* The request
Repeat verbatim only the lines from the one with "Rebuild this chart" through the one with "ax = fig.add_axes([10", both ends kept. Pictures stay out.

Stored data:
****************************************
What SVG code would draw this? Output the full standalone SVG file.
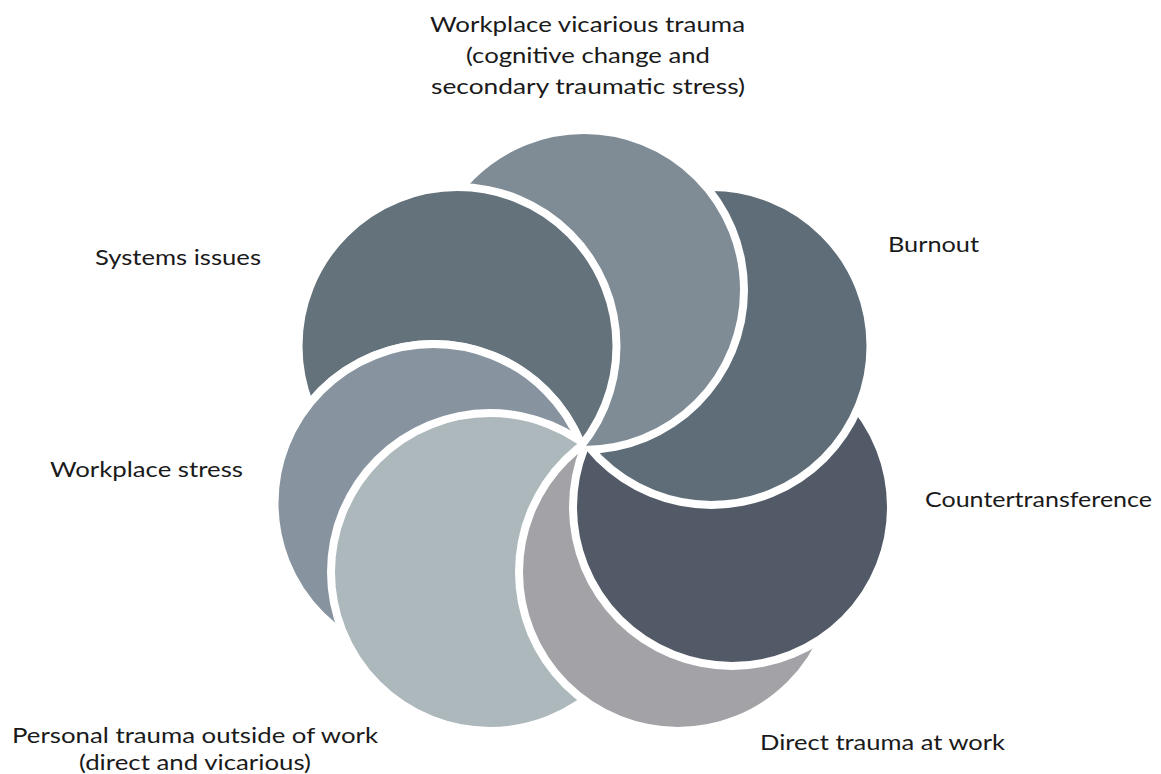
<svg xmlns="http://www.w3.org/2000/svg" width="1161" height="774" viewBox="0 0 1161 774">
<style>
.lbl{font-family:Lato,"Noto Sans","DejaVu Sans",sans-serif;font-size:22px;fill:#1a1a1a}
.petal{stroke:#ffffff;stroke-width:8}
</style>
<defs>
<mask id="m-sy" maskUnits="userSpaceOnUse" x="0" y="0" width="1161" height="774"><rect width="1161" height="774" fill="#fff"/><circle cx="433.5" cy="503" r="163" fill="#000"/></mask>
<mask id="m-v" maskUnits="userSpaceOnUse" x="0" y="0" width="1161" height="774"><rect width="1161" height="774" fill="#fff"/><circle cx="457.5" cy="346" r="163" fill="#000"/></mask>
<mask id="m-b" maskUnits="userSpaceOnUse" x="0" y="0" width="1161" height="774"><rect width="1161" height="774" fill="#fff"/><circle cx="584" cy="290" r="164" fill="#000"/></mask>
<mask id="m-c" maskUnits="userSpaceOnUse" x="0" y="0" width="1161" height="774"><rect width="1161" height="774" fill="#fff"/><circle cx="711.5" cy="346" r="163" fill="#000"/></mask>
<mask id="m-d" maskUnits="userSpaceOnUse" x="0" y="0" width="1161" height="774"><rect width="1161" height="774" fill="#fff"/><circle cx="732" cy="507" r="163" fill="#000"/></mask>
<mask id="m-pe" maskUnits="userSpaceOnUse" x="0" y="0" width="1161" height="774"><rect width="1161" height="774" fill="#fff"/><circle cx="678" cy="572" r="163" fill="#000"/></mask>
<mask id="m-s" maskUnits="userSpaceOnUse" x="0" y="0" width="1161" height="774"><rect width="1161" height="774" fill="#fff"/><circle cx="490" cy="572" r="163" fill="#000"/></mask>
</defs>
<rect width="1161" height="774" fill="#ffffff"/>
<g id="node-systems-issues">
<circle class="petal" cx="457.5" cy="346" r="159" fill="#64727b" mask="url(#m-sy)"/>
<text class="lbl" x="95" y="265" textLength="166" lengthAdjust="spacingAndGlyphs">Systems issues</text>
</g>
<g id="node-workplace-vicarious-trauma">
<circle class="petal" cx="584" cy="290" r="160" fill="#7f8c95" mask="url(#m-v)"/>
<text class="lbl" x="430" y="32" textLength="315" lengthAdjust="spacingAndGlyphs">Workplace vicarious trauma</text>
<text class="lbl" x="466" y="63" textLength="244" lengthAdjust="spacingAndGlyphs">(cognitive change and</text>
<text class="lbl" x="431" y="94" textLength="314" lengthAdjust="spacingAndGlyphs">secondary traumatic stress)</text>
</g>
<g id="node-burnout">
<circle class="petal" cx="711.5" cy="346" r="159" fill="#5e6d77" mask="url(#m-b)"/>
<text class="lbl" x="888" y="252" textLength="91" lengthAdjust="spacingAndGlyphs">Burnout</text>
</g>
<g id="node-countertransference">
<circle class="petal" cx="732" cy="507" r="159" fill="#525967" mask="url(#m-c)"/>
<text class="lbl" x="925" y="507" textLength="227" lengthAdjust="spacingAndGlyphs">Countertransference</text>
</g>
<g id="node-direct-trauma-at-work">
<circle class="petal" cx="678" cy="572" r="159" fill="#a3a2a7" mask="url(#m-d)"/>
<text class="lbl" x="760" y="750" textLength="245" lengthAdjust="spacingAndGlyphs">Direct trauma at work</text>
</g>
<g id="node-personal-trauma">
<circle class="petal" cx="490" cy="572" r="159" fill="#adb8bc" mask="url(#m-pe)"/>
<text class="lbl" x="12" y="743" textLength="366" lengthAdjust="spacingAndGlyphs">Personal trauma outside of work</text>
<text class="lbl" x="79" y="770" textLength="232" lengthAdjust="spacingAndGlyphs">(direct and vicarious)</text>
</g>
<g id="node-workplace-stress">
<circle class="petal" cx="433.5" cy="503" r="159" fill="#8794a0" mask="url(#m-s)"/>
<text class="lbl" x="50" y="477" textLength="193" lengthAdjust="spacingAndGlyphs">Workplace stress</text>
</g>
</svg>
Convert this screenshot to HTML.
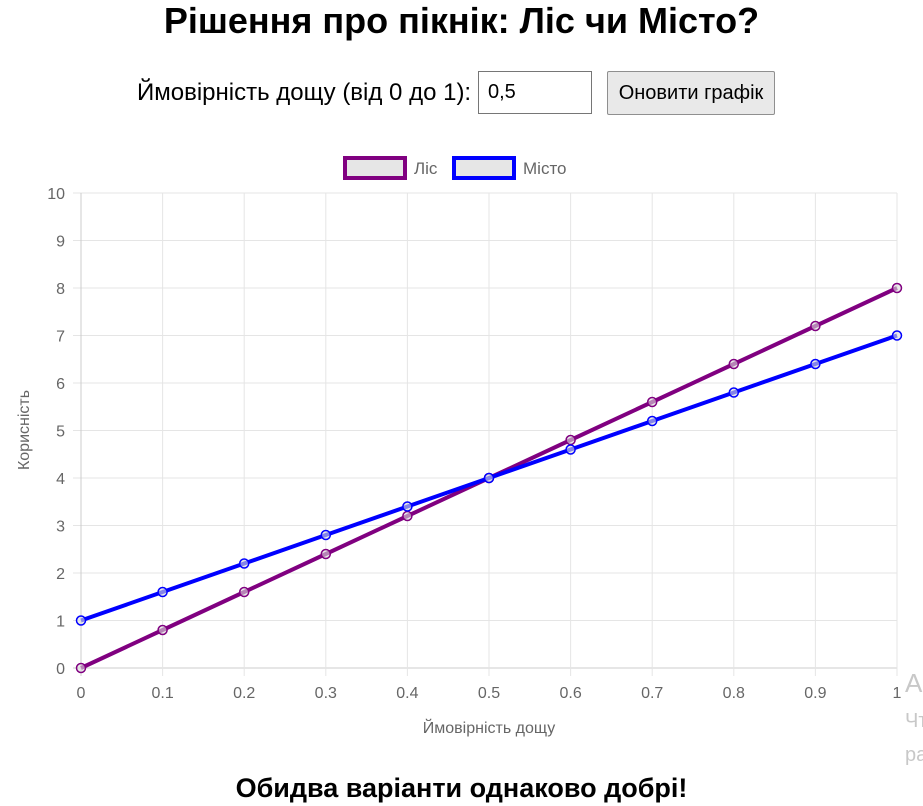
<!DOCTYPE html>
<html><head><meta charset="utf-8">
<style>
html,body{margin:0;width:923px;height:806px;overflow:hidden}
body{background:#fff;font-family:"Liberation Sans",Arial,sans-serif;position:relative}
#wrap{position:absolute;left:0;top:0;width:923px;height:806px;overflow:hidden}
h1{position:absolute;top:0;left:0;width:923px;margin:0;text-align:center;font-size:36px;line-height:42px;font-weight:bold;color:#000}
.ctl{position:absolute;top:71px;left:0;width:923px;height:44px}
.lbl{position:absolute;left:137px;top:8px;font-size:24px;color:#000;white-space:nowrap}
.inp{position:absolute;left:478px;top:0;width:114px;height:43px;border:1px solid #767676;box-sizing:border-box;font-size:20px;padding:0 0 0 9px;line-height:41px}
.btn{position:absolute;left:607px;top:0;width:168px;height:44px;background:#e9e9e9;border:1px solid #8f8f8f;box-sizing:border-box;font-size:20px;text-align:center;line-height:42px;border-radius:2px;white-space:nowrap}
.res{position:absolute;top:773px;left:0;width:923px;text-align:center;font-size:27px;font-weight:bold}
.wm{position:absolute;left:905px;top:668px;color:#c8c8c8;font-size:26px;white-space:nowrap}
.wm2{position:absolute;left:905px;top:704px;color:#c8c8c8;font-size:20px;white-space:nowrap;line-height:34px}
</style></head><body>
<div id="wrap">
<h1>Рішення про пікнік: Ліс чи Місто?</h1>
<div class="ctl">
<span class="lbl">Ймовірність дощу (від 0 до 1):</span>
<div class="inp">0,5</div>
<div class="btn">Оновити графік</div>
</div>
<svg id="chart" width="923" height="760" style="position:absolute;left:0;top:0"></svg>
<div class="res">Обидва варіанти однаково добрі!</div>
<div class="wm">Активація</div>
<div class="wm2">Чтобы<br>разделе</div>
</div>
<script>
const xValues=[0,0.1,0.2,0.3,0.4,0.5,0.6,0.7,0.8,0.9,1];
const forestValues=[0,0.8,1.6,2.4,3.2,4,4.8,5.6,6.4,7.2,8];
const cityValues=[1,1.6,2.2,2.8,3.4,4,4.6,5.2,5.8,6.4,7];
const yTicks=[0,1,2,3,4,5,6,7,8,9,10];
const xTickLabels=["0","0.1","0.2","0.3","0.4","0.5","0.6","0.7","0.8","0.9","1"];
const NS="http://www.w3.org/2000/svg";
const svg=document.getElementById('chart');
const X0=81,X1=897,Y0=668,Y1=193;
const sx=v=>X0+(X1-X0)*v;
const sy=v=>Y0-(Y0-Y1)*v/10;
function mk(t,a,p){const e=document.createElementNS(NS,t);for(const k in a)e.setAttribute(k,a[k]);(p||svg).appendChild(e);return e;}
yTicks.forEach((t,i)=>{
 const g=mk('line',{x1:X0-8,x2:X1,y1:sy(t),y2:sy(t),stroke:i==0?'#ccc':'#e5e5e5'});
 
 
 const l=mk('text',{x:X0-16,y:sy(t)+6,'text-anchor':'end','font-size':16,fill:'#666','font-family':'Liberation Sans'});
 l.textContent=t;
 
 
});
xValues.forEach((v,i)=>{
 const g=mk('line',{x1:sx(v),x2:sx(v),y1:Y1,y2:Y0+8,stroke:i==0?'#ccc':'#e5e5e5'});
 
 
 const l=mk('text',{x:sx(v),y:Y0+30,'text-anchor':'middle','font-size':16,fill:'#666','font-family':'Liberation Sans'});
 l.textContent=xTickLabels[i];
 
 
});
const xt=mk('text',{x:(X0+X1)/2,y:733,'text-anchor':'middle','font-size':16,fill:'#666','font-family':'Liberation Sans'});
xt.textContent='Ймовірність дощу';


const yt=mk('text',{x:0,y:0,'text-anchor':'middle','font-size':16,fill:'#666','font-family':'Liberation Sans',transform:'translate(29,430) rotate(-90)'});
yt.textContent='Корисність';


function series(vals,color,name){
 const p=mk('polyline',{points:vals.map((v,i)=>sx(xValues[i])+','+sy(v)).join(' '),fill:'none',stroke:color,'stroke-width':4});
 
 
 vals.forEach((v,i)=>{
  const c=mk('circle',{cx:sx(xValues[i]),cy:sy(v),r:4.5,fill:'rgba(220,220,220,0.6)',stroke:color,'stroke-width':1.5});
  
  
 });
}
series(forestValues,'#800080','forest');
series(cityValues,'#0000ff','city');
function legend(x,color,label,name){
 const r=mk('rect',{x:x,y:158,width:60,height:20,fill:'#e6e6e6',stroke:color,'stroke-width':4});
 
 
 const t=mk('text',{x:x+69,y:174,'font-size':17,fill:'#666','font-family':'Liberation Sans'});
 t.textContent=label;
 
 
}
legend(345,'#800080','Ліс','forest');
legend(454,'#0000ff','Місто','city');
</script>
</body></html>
****************************************
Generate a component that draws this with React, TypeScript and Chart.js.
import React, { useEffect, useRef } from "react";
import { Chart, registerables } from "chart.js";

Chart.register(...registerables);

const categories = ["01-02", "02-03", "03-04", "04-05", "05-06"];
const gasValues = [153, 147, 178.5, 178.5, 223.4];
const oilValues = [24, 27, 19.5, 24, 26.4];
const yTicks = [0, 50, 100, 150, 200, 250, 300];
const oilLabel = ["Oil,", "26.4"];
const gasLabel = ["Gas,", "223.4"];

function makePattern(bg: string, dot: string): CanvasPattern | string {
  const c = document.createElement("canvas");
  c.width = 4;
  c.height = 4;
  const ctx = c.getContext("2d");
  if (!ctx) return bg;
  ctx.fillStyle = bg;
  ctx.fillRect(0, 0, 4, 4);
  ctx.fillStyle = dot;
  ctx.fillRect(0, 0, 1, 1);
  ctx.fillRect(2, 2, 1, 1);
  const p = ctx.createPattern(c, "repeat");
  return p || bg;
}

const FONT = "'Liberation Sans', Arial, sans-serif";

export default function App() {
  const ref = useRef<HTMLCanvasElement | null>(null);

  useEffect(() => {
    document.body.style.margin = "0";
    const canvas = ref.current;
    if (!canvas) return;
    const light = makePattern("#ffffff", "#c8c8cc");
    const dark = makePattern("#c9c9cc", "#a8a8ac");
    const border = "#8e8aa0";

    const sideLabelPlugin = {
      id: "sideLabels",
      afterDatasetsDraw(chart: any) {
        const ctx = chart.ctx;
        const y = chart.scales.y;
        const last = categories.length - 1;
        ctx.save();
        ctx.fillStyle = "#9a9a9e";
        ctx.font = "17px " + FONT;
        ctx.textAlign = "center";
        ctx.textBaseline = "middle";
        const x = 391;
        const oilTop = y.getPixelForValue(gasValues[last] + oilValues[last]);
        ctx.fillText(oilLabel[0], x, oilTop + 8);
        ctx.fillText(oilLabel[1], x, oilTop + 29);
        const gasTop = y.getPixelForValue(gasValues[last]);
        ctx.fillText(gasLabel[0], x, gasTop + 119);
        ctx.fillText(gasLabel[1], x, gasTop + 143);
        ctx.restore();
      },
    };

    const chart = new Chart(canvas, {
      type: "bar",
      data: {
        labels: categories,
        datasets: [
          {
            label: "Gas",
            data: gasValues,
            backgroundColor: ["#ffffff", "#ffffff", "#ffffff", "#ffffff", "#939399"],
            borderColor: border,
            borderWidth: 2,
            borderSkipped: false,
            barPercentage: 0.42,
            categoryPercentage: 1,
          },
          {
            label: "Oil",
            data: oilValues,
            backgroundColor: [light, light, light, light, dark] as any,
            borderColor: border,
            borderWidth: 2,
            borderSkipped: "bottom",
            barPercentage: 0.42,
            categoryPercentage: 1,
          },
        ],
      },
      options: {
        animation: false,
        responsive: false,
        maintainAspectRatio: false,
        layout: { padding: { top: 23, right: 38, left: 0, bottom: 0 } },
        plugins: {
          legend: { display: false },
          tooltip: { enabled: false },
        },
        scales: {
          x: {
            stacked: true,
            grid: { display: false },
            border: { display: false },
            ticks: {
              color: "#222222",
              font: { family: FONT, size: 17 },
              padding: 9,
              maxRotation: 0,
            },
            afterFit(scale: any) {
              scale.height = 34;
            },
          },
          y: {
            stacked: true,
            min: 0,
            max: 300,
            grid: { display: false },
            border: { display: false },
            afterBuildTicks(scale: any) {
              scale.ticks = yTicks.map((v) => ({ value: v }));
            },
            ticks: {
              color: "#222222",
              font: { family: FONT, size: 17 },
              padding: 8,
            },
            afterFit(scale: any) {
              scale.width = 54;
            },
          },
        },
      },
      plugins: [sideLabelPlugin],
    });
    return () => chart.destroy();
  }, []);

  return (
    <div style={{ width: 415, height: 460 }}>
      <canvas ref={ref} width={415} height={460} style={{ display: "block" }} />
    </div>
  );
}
****************************************
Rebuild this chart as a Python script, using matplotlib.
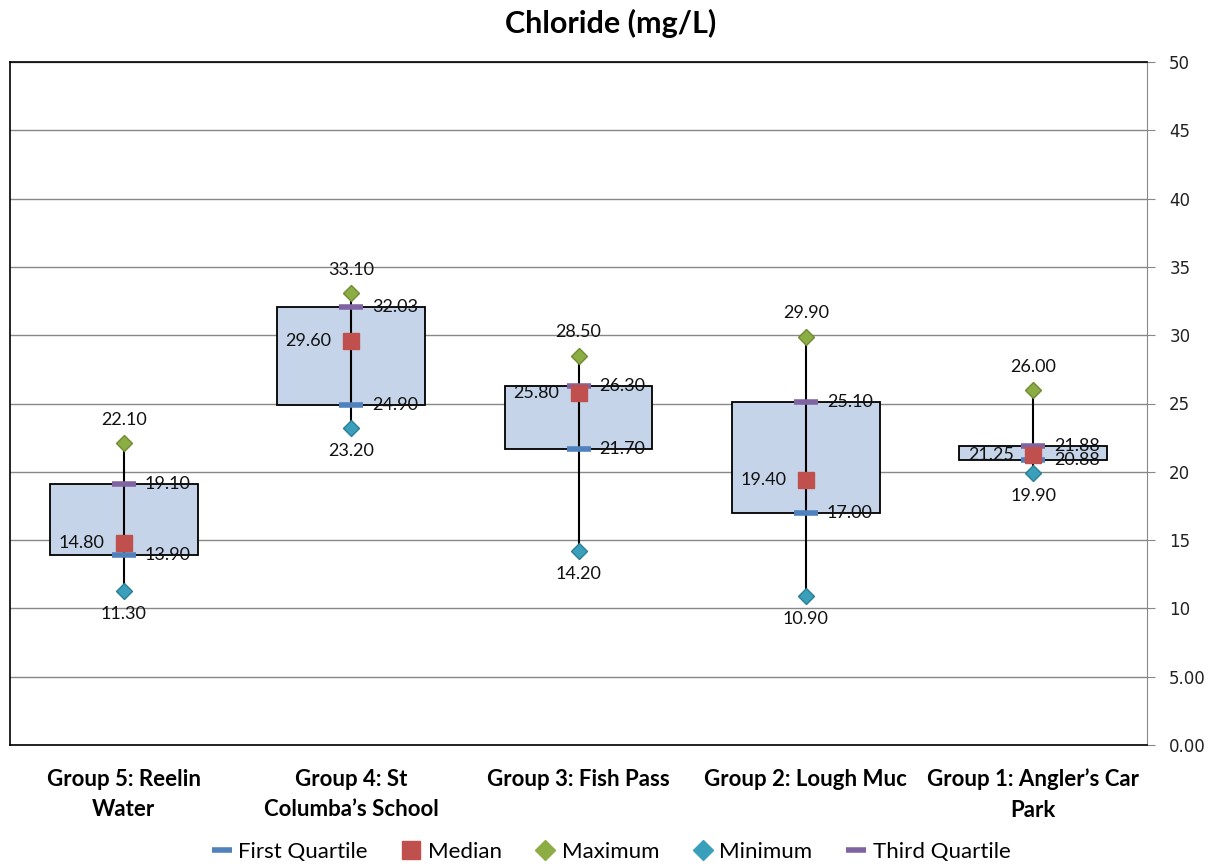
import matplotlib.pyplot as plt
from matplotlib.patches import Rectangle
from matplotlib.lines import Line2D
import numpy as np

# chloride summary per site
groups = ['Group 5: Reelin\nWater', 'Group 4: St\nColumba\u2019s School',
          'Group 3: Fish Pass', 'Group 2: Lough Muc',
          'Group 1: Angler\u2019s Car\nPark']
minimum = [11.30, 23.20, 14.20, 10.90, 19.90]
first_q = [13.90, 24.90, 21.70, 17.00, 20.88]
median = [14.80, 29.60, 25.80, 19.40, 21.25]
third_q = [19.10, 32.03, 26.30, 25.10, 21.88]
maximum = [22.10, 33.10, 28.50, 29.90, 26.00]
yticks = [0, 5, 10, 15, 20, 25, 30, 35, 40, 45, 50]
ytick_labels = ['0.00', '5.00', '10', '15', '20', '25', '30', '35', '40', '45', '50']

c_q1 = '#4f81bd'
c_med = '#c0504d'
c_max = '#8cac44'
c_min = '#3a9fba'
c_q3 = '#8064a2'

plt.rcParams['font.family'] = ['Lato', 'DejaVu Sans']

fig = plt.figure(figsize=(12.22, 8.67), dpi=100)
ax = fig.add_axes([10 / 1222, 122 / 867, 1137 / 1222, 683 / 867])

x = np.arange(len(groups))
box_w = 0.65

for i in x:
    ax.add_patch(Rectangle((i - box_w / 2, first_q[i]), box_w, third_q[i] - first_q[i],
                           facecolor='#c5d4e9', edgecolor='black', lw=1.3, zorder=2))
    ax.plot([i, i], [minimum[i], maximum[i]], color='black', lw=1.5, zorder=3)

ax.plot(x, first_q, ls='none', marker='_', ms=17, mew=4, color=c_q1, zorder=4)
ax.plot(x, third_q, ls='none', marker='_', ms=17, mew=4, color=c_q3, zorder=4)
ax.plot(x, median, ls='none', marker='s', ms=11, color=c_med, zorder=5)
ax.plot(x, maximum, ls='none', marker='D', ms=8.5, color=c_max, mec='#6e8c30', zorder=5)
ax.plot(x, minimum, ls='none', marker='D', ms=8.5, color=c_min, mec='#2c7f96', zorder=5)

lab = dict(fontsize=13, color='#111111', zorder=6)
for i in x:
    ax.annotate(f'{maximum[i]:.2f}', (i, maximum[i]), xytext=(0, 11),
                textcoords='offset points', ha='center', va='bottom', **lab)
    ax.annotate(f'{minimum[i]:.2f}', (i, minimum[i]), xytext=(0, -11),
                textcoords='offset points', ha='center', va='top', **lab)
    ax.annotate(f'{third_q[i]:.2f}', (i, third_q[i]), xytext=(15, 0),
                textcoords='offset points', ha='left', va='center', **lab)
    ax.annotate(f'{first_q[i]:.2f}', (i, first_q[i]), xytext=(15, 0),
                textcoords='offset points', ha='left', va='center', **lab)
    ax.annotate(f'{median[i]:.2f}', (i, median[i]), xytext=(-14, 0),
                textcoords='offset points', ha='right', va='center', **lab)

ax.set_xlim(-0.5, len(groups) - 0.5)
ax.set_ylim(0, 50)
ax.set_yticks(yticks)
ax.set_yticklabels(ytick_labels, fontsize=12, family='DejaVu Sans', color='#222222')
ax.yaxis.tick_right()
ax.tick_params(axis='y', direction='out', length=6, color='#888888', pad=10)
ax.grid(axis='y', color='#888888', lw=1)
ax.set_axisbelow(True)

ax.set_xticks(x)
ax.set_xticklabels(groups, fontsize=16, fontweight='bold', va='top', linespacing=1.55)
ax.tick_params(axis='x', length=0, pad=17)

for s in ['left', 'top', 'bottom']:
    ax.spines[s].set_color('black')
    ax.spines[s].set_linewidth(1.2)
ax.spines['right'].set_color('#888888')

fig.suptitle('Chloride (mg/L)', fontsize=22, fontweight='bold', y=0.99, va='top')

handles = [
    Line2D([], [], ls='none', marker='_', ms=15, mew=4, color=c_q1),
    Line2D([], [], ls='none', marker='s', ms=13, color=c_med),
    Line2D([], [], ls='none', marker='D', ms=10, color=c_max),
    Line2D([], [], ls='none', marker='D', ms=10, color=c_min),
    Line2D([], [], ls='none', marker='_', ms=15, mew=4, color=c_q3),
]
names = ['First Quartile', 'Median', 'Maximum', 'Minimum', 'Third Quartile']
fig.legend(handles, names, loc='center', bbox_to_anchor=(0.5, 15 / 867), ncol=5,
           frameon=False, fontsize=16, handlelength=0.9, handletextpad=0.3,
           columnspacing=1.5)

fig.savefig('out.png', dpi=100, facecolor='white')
****************************************
* Answer to this task
Rebuild this chart as a Python script, using matplotlib.
import matplotlib.pyplot as plt
from matplotlib.patches import Rectangle
from matplotlib.lines import Line2D
import numpy as np

# chloride summary per site
groups = ['Group 5: Reelin\nWater', 'Group 4: St\nColumba\u2019s School',
          'Group 3: Fish Pass', 'Group 2: Lough Muc',
          'Group 1: Angler\u2019s Car\nPark']
minimum = [11.30, 23.20, 14.20, 10.90, 19.90]
first_q = [13.90, 24.90, 21.70, 17.00, 20.88]
median = [14.80, 29.60, 25.80, 19.40, 21.25]
third_q = [19.10, 32.03, 26.30, 25.10, 21.88]
maximum = [22.10, 33.10, 28.50, 29.90, 26.00]
yticks = [0, 5, 10, 15, 20, 25, 30, 35, 40, 45, 50]
ytick_labels = ['0.00', '5.00', '10', '15', '20', '25', '30', '35', '40', '45', '50']

c_q1 = '#4f81bd'
c_med = '#c0504d'
c_max = '#8cac44'
c_min = '#3a9fba'
c_q3 = '#8064a2'

plt.rcParams['font.family'] = ['Lato', 'DejaVu Sans']

fig = plt.figure(figsize=(12.22, 8.67), dpi=100)
ax = fig.add_axes([10 / 1222, 122 / 867, 1137 / 1222, 683 / 867])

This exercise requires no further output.